------ Recorded information ------

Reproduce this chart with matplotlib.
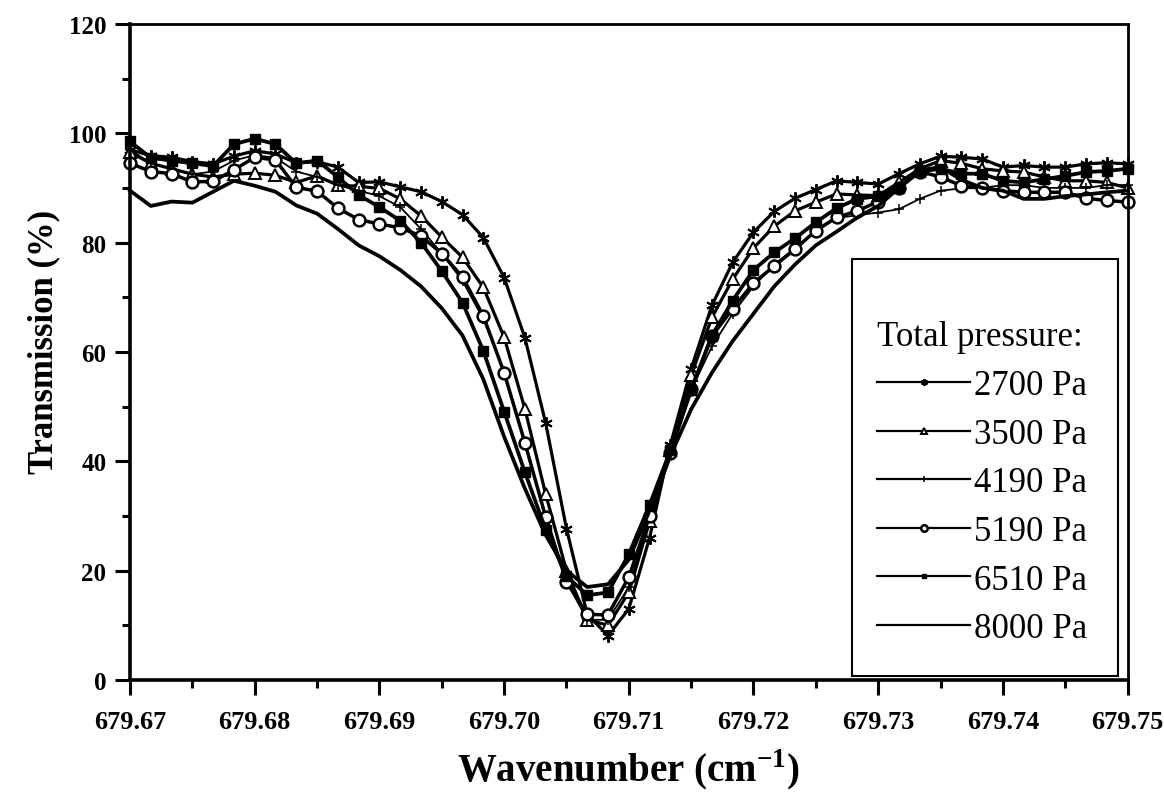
import numpy as np
import matplotlib
matplotlib.use("Agg")
import matplotlib.pyplot as plt
from matplotlib.patches import Rectangle
from matplotlib.ticker import MultipleLocator, FormatStrFormatter

plt.rcParams['font.family'] = ['Liberation Serif', 'DejaVu Serif']
plt.rcParams['mathtext.fontset'] = 'custom'
plt.rcParams['mathtext.rm'] = 'Liberation Serif:bold'
plt.rcParams['mathtext.bf'] = 'Liberation Serif:bold'

# sampling grid of the scan (cm^-1)
wavenumber = np.linspace(679.67, 679.75, 49)

# transmission (%) at each total pressure
t2700 = [97.0, 95.9, 95.6, 94.8, 94.4, 95.8, 96.8, 96.2, 94.6, 94.8,
         93.8, 91.0, 91.1, 90.2, 89.3, 87.5, 85.1, 80.9, 73.6, 62.6,
         47.0, 27.7, 12.0, 8.1, 13.0, 26.0, 43.0, 56.9, 68.5, 76.4,
         81.9, 85.7, 88.1, 89.7, 91.3, 91.0, 90.7, 92.6, 94.4, 95.8,
         95.6, 95.3, 93.8, 94.1, 93.8, 93.8, 94.4, 94.6, 94.4]
t3500 = [96.5, 94.5, 93.5, 92.5, 92.0, 92.5, 92.7, 92.3, 91.0, 92.2,
         90.5, 90.3, 89.9, 88.0, 84.9, 81.0, 77.3, 71.8, 62.7, 49.6,
         34.0, 20.0, 11.0, 10.0, 16.0, 29.0, 42.0, 55.7, 66.3, 73.3,
         79.0, 83.0, 85.8, 87.4, 88.9, 88.7, 88.6, 91.0, 93.5, 95.0,
         94.5, 93.5, 93.1, 92.9, 92.0, 91.3, 91.3, 91.0, 90.0]
t4190 = [97.0, 94.5, 93.5, 92.5, 93.0, 95.0, 96.0, 95.5, 93.0, 92.0,
         90.5, 89.5, 88.5, 86.5, 82.5, 78.0, 73.0, 66.0, 56.5, 43.5,
         30.0, 18.0, 11.0, 11.0, 17.0, 30.0, 42.0, 53.0, 61.0, 67.0,
         72.0, 76.0, 79.0, 82.0, 84.5, 85.0, 85.5, 86.1, 88.0, 89.5,
         89.9, 90.0, 90.5, 90.5, 90.0, 90.0, 90.0, 90.5, 90.5]
t5190 = [94.5, 93.0, 92.6, 91.1, 91.2, 93.3, 95.6, 95.1, 90.1, 89.4,
         86.3, 84.2, 83.4, 82.7, 81.2, 78.0, 73.7, 66.6, 56.2, 43.4,
         29.8, 18.0, 12.0, 11.9, 18.8, 30.0, 41.5, 53.2, 62.9, 67.9,
         72.6, 75.7, 78.8, 82.2, 84.6, 85.8, 87.5, 90.0, 93.0, 92.0,
         90.4, 89.9, 89.5, 89.2, 89.2, 89.2, 88.1, 87.7, 87.4]
t6510 = [98.5, 95.5, 95.0, 94.5, 94.0, 98.0, 99.0, 98.0, 94.5, 95.0,
         92.0, 88.7, 86.5, 84.0, 80.0, 74.8, 69.0, 60.2, 49.1, 38.0,
         27.5, 19.0, 15.5, 16.0, 23.0, 32.0, 42.0, 53.0, 63.0, 69.4,
         75.0, 78.2, 80.8, 83.7, 86.3, 88.0, 88.5, 90.0, 93.0, 93.5,
         92.6, 92.6, 91.3, 91.0, 91.6, 92.2, 92.9, 93.1, 93.5]
t8000 = [89.5, 86.7, 87.5, 87.3, 89.3, 91.3, 90.4, 89.3, 86.8, 85.3,
         82.5, 79.5, 77.5, 75.0, 72.0, 68.0, 63.0, 55.0, 44.5, 35.0,
         26.5, 20.0, 17.0, 17.5, 22.0, 31.0, 41.0, 49.5, 56.2, 62.0,
         67.0, 72.0, 76.0, 79.5, 82.0, 84.6, 86.7, 90.0, 93.2, 93.8,
         91.5, 90.0, 89.5, 88.0, 88.0, 88.5, 88.8, 89.2, 89.5]

labels = ["2700 Pa", "3500 Pa", "4190 Pa", "5190 Pa", "6510 Pa", "8000 Pa"]
curves = [t2700, t3500, t4190, t5190, t6510, t8000]
styles = [
    dict(marker=(6, 2, 0), ms=9, mew=1.4, lw=2.3),
    dict(marker='^', ms=9, mfc='white', mew=1.4, lw=2.3),
    dict(marker='+', ms=7, mew=1.1, lw=1.3),
    dict(marker='o', ms=8.5, mfc='white', mew=1.8, lw=2.5),
    dict(marker='s', ms=6.5, lw=2.7),
    dict(lw=2.7),
]

fig = plt.figure(figsize=(11.64, 8.03), dpi=100)
ax = fig.add_axes([0.1117, 0.152, 0.857, 0.817])

for lab, y, st in zip(labels, curves, styles):
    ax.plot(wavenumber, y, color='black', mec='black', label=lab,
            clip_on=False, **st)

ax.set_xlim(679.67, 679.75)
ax.set_ylim(0, 120)
ax.xaxis.set_major_locator(MultipleLocator(0.01))
ax.xaxis.set_minor_locator(MultipleLocator(0.005))
ax.xaxis.set_major_formatter(FormatStrFormatter('%.2f'))
ax.yaxis.set_major_locator(MultipleLocator(20))
ax.yaxis.set_minor_locator(MultipleLocator(10))
ax.tick_params(which='both', direction='out', top=False, right=False,
               width=2.2)
ax.tick_params(which='major', length=11)
ax.tick_params(which='minor', length=6)
ax.tick_params(axis='x', labelsize=19, pad=11)
ax.tick_params(axis='y', labelsize=18, pad=6)
for lbl in ax.get_xticklabels() + ax.get_yticklabels():
    lbl.set_fontweight('bold')
for side in ['left', 'bottom']:
    ax.spines[side].set_linewidth(2.6)
for side in ['top', 'right']:
    ax.spines[side].set_linewidth(2.0)

ax.set_xlabel(r'Wavenumber (cm$^{\mathbf{-1}}$)', fontsize=28,
              fontweight='bold', labelpad=10)
ax.set_ylabel('Transmission (%)', fontsize=25, fontweight='bold')
ax.yaxis.set_label_coords(-0.070, 0.517)

# legend box sits on the bottom axis, frame drawn separately
ax.add_patch(Rectangle((0.7234, 0.006), 0.2666, 0.636, transform=ax.transAxes,
                       fill=False, lw=1.5, ec='black', zorder=5))
leg = ax.legend(loc='upper left', bbox_to_anchor=(0.7485, 0.548),
                frameon=False, title='Total pressure:', alignment='left',
                fontsize=25, title_fontsize=25, handlelength=2.7,
                handletextpad=0.1, labelspacing=0.45, borderpad=0,
                borderaxespad=0, markerscale=0.55)
for ln in leg.get_lines():
    ln.set_linewidth(1.6)

fig.savefig('out.png', dpi=100)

------

**Short problem:**
Restate the material word for word from its first line through the line containing "wavenumber = np.linspace(679.67, 679.75, 49)", both included; the pictures do not belong in it.

**Full response:**
Reproduce this chart with matplotlib.
import numpy as np
import matplotlib
matplotlib.use("Agg")
import matplotlib.pyplot as plt
from matplotlib.patches import Rectangle
from matplotlib.ticker import MultipleLocator, FormatStrFormatter

plt.rcParams['font.family'] = ['Liberation Serif', 'DejaVu Serif']
plt.rcParams['mathtext.fontset'] = 'custom'
plt.rcParams['mathtext.rm'] = 'Liberation Serif:bold'
plt.rcParams['mathtext.bf'] = 'Liberation Serif:bold'

# sampling grid of the scan (cm^-1)
wavenumber = np.linspace(679.67, 679.75, 49)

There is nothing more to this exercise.